Last week's historic visit to Taiwan by Beijing's cross-strait chief, Chen Yunlin, which culminated in four useful agreements, focused attention on issues of human rights as well as politics. Some issues concerned the proper government response to public protests in a free society. Others involved fair investigation of former and present government leaders suspected of corruption.
Chinese have recognised the importance of protecting foreign envoys for almost 3,000 years. The feudal states that contended for power before establishment of the Qin dynasty reciprocally assured the personal safety of their emissaries. Such protection has continued to be indispensable to inter-state co-operation.

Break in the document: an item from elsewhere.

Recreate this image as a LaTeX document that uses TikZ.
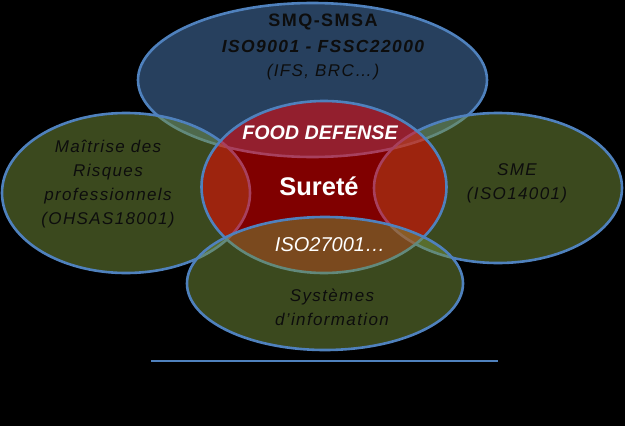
\documentclass[tikz,border=0pt]{standalone}
\usepackage{fontspec}
\setmainfont{Liberation Sans}
\newfontfamily\spacedfont[LetterSpace=8]{Liberation Sans}
\usetikzlibrary{shapes.geometric}

\definecolor{rimblue}{HTML}{4F81BD}
\definecolor{topblue}{HTML}{4F81BD}
\definecolor{olive}{HTML}{76923C}
\definecolor{inkdark}{HTML}{0D0D0D}

\tikzset{
  zone/.style={ellipse, draw=rimblue, line width=2.6pt, fill opacity=0.5,
    draw opacity=1, inner sep=0pt},
  darktxt/.style={text=inkdark, align=center,
    font=\spacedfont\itshape\fontsize{17}{24}\selectfont},
  whitetxt/.style={text=white, align=center}
}

\begin{document}
\begin{tikzpicture}[x=1pt, y=-1pt]
  % black page, sized like the slide
  \fill[black] (0,0) rectangle (625,426);
  \useasboundingbox (0,0) rectangle (625,426);

  % the five zones, back to front
  \node[zone, fill=topblue, minimum width=349pt, minimum height=154pt] (smq) at (312.5,80) {};
  \node[zone, fill=olive, minimum width=248pt, minimum height=160pt] (risk) at (126,193) {};
  \node[zone, fill=olive, minimum width=248pt, minimum height=150pt] (sme) at (498,188) {};
  \node[zone, fill=red, minimum width=245pt, minimum height=172pt] (surete) at (324,187) {};
  \node[zone, fill=olive, minimum width=276pt, minimum height=133pt] (si) at (325,283.5) {};

  % labels
  \node[text=inkdark, font=\spacedfont\bfseries\fontsize{18}{25}\selectfont] (smqA) at (323,22) {SMQ-SMSA};
  \node[text=inkdark, font=\spacedfont\bfseries\itshape\fontsize{17.5}{25}\selectfont] (smqB) at (323,46) {ISO9001 - FSSC22000};
  \node[darktxt] (smqC) at (323,72) {(IFS, BRC…)};
  \node[darktxt] (riskT) at (108,184) {Maîtrise des\\Risques\\professionnels\\(OHSAS18001)};
  \node[darktxt] (smeT) at (517,183) {SME\\(ISO14001)};
  \node[darktxt] (siT) at (332,307) {Systèmes\\d’information};

  \node[whitetxt, font=\bfseries\itshape\fontsize{19.7}{24}\selectfont] (food) at (320,133) {FOOD DEFENSE};
  \node[whitetxt, font=\bfseries\fontsize{25.5}{30}\selectfont] (sur) at (319,186) {Sureté};
  \node[whitetxt, font=\itshape\fontsize{20}{24}\selectfont] (iso) at (330,245) {ISO27001…};

  % rule under the diagram
  \coordinate (ruleL) at (151,361);
  \coordinate (ruleR) at (498,361);
  \draw[rimblue, line width=1.3pt] (ruleL) -- (ruleR);
\end{tikzpicture}
\end{document}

After police in Tainan failed to prevent an assault on Mr Chen's deputy, president Ma Ying-jeou's government was obligated to do better during Mr Chen's visit. Although police could not prevent Mr Chen from being trapped in a hotel for eight hours by a huge mob of protesters, they did defend him against bodily harm throughout a stressful week.
In doing so, they went beyond the limits of a free society, forbidding peaceful protesters from displaying Taiwanese and Tibetan flags, confiscating flags from demonstrators, closing a store that played Taiwanese songs and seeking to minimise the visitors' awareness of the protests. There were also incidents of police brutality, albeit sometimes in response to violent provocations by demonstrators.
The police misconduct even outraged many local supporters of Mr Chen's visit. Mr Ma, in addition to implementing his campaign pledge to sponsor revision of the Assembly and Parade Law to eliminate protesters' need for advance official permission, should recommend amendments prohibiting the kind of undemocratic police practices that recently occurred and order training designed to enhance police compliance with the law. It is encouraging to note that Democratic Progressive Party chairwoman Tsai Ing-wen, who led the massive opposition demonstration, has subsequently called not only for a government review of police misconduct but also for a re-examination by her own party of its failures to maintain order among its demonstrators. The DPP, if it is to fulfil its essential role as democratic opposition, must not degenerate into an army of street fighters.
Some Taiwanese and foreign critics took the occasion of Mr Chen's visit to call attention to another crucial feature of democratic government - the fair prosecution of current and former officials suspected of corruption. The critics voiced three serious complaints about recent arrests and incommunicado detentions of prominent DPP figures who have served as government officials. They imply that the DPP is being singled out for prosecutions while corruption among Kuomintang leaders is being ignored. They also claim that: most DPP suspects have been held incommunicado without a court examination of the justification for their detentions; and that prosecutors' offices have been leaking detrimental information about the suspects to the media while denying them knowledge of the leaks and a chance to refute the 'trial by press'.